| Task to carry out |
Quote exactly the lines from the start of the entries to the one with "const pct = v => v + '%';", both ends included.

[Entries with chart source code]
────────

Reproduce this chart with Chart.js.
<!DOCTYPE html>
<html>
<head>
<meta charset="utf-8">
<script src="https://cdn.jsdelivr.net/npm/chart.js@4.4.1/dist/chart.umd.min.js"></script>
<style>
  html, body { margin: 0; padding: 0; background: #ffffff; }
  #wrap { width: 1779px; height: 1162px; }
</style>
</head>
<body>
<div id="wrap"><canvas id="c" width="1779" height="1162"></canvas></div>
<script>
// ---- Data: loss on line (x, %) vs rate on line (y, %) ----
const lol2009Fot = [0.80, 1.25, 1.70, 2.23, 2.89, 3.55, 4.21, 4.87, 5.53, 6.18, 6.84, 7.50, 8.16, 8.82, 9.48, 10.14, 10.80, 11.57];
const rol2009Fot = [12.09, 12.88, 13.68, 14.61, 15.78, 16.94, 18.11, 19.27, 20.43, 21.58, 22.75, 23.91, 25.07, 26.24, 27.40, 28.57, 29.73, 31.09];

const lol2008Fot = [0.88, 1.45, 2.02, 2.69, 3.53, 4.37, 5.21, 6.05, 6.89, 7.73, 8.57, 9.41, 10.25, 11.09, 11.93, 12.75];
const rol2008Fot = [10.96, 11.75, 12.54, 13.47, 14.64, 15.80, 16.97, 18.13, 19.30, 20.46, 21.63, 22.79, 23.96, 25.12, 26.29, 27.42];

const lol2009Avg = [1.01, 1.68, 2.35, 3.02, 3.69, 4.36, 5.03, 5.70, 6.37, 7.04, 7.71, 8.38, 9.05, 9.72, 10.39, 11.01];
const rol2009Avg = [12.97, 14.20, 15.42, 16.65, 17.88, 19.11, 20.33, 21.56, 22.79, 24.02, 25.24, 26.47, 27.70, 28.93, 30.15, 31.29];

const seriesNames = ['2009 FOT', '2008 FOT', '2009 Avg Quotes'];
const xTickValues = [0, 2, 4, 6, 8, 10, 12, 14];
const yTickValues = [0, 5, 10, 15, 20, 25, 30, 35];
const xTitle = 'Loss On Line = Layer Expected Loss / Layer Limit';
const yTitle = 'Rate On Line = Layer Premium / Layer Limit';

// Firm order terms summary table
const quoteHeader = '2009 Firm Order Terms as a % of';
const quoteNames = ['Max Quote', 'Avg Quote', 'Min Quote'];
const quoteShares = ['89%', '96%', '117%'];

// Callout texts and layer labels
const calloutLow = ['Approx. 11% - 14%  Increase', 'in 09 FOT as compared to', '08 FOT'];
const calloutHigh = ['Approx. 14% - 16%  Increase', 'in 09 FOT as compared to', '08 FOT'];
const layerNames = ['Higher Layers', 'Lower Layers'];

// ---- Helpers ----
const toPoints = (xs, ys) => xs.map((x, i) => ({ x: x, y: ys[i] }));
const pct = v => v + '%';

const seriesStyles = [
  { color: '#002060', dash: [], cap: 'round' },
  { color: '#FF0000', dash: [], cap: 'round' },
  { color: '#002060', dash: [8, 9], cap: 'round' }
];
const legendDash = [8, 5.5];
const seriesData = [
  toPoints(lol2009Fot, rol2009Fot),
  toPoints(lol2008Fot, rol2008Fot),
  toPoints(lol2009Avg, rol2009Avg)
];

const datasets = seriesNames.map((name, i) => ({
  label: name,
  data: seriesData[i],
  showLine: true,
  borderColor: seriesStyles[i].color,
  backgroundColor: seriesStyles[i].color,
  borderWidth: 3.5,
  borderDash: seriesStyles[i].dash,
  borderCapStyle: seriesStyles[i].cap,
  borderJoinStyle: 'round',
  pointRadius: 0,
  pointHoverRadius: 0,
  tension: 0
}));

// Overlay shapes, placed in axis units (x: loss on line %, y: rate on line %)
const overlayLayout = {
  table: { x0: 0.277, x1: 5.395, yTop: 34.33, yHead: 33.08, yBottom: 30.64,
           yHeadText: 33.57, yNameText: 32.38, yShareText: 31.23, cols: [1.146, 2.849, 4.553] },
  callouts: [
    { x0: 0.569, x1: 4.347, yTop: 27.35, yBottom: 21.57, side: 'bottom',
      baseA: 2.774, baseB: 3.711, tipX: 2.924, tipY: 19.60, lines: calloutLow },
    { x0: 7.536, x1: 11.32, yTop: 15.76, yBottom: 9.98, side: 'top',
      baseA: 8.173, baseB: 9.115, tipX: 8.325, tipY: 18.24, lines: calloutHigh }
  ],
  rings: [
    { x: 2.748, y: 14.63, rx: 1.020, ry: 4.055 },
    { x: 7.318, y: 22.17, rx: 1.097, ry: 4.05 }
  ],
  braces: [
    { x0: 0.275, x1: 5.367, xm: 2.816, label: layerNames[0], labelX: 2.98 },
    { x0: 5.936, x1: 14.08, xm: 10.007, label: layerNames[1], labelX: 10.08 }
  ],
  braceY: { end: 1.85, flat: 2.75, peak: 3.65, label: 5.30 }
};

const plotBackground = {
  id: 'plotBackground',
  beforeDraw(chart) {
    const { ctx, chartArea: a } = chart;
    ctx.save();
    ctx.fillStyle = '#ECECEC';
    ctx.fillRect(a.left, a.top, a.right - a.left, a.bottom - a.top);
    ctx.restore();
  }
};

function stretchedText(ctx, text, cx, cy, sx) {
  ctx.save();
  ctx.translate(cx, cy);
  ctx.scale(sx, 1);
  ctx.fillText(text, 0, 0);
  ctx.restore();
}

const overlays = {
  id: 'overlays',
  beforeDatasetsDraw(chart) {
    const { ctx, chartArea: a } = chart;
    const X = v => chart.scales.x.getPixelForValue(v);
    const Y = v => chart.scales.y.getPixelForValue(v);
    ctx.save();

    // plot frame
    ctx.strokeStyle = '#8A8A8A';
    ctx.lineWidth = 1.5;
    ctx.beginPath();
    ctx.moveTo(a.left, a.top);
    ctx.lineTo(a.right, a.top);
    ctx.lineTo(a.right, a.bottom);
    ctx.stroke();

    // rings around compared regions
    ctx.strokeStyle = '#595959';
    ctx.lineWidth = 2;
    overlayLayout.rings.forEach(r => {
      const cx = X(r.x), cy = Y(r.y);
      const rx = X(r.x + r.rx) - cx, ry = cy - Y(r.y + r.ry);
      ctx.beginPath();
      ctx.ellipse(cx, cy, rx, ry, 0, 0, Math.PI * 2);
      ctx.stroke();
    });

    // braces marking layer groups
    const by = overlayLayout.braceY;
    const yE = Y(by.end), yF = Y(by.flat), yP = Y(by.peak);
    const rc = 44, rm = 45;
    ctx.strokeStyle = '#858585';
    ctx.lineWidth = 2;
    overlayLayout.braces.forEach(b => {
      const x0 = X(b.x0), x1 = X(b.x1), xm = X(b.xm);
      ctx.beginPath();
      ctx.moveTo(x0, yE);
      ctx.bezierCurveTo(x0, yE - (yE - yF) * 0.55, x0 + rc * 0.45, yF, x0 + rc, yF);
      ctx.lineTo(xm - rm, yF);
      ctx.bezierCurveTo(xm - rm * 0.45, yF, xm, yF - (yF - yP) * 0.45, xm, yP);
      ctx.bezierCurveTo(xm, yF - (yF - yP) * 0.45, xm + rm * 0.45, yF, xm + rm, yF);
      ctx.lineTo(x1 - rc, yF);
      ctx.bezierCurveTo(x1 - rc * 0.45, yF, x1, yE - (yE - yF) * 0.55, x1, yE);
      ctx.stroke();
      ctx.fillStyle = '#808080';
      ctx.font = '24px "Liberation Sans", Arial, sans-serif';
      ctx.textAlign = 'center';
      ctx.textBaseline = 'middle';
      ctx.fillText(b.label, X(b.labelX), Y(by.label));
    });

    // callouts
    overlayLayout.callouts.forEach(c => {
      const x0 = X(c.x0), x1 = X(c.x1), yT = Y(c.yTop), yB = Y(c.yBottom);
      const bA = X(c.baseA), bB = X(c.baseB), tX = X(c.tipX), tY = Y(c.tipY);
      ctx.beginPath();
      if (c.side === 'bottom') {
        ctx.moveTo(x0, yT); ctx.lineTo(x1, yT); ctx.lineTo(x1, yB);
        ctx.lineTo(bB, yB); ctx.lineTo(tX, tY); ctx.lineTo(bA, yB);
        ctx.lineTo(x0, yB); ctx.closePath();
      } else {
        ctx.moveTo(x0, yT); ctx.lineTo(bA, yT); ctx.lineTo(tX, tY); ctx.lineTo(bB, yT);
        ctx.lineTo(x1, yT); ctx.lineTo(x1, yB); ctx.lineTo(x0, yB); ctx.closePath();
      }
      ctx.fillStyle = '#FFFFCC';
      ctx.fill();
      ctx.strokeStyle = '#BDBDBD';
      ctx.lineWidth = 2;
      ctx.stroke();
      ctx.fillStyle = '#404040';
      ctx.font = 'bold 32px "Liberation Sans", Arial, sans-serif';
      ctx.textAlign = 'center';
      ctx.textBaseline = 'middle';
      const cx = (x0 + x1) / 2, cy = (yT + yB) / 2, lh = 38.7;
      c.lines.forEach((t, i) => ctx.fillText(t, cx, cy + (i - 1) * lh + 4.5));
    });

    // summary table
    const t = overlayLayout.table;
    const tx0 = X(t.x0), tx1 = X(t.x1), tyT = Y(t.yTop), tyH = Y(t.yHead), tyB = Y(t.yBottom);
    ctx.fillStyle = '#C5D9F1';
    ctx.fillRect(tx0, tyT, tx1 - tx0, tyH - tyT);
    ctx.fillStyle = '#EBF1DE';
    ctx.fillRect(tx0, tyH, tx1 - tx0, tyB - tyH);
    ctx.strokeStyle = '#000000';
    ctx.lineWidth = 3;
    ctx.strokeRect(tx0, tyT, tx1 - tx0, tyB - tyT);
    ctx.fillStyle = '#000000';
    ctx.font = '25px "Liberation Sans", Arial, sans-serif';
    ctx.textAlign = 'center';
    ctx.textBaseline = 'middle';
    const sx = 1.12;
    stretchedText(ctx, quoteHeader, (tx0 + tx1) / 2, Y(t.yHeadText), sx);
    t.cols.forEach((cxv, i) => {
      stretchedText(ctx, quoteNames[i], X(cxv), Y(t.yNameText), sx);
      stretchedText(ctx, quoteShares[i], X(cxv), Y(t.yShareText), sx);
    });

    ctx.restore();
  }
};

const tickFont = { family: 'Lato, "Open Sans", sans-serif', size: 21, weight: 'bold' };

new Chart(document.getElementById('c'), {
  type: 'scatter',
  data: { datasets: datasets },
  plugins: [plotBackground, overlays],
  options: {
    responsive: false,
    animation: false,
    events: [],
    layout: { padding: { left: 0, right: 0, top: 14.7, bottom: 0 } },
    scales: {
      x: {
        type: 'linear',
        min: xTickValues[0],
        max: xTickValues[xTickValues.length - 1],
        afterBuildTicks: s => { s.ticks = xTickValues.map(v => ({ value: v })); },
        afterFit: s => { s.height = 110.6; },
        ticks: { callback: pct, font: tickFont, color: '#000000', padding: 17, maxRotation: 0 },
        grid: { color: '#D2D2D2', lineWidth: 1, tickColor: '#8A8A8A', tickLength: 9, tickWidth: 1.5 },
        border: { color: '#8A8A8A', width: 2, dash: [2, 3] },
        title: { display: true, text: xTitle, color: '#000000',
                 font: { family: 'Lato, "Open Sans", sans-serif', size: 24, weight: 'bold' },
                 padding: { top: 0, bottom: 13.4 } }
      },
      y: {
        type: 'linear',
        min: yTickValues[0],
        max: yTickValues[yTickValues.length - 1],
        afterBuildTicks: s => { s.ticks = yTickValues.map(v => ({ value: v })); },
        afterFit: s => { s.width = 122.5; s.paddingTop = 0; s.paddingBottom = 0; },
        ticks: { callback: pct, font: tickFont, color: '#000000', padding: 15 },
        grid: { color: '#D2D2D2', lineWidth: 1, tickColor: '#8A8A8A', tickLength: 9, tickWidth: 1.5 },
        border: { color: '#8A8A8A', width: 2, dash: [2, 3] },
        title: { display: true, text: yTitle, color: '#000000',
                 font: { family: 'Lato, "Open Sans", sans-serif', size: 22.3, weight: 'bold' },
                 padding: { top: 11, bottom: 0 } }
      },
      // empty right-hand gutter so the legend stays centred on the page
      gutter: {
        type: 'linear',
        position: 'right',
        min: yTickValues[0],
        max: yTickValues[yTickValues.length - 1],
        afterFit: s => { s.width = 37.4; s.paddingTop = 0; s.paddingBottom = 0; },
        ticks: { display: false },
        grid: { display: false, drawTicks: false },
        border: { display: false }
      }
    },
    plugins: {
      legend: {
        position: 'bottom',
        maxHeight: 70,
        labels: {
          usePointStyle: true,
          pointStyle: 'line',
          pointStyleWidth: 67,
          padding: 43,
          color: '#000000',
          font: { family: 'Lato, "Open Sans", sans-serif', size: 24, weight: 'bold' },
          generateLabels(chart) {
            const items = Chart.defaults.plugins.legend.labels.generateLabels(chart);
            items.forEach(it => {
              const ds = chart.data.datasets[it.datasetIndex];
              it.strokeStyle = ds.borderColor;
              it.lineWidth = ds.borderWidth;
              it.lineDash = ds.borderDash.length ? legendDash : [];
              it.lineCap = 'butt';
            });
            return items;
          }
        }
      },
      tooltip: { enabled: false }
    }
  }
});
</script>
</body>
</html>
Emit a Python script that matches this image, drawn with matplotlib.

────────

| Task solution |
Reproduce this chart with Chart.js.
<!DOCTYPE html>
<html>
<head>
<meta charset="utf-8">
<script src="https://cdn.jsdelivr.net/npm/chart.js@4.4.1/dist/chart.umd.min.js"></script>
<style>
  html, body { margin: 0; padding: 0; background: #ffffff; }
  #wrap { width: 1779px; height: 1162px; }
</style>
</head>
<body>
<div id="wrap"><canvas id="c" width="1779" height="1162"></canvas></div>
<script>
// ---- Data: loss on line (x, %) vs rate on line (y, %) ----
const lol2009Fot = [0.80, 1.25, 1.70, 2.23, 2.89, 3.55, 4.21, 4.87, 5.53, 6.18, 6.84, 7.50, 8.16, 8.82, 9.48, 10.14, 10.80, 11.57];
const rol2009Fot = [12.09, 12.88, 13.68, 14.61, 15.78, 16.94, 18.11, 19.27, 20.43, 21.58, 22.75, 23.91, 25.07, 26.24, 27.40, 28.57, 29.73, 31.09];

const lol2008Fot = [0.88, 1.45, 2.02, 2.69, 3.53, 4.37, 5.21, 6.05, 6.89, 7.73, 8.57, 9.41, 10.25, 11.09, 11.93, 12.75];
const rol2008Fot = [10.96, 11.75, 12.54, 13.47, 14.64, 15.80, 16.97, 18.13, 19.30, 20.46, 21.63, 22.79, 23.96, 25.12, 26.29, 27.42];

const lol2009Avg = [1.01, 1.68, 2.35, 3.02, 3.69, 4.36, 5.03, 5.70, 6.37, 7.04, 7.71, 8.38, 9.05, 9.72, 10.39, 11.01];
const rol2009Avg = [12.97, 14.20, 15.42, 16.65, 17.88, 19.11, 20.33, 21.56, 22.79, 24.02, 25.24, 26.47, 27.70, 28.93, 30.15, 31.29];

const seriesNames = ['2009 FOT', '2008 FOT', '2009 Avg Quotes'];
const xTickValues = [0, 2, 4, 6, 8, 10, 12, 14];
const yTickValues = [0, 5, 10, 15, 20, 25, 30, 35];
const xTitle = 'Loss On Line = Layer Expected Loss / Layer Limit';
const yTitle = 'Rate On Line = Layer Premium / Layer Limit';

// Firm order terms summary table
const quoteHeader = '2009 Firm Order Terms as a % of';
const quoteNames = ['Max Quote', 'Avg Quote', 'Min Quote'];
const quoteShares = ['89%', '96%', '117%'];

// Callout texts and layer labels
const calloutLow = ['Approx. 11% - 14%  Increase', 'in 09 FOT as compared to', '08 FOT'];
const calloutHigh = ['Approx. 14% - 16%  Increase', 'in 09 FOT as compared to', '08 FOT'];
const layerNames = ['Higher Layers', 'Lower Layers'];

// ---- Helpers ----
const toPoints = (xs, ys) => xs.map((x, i) => ({ x: x, y: ys[i] }));
const pct = v => v + '%';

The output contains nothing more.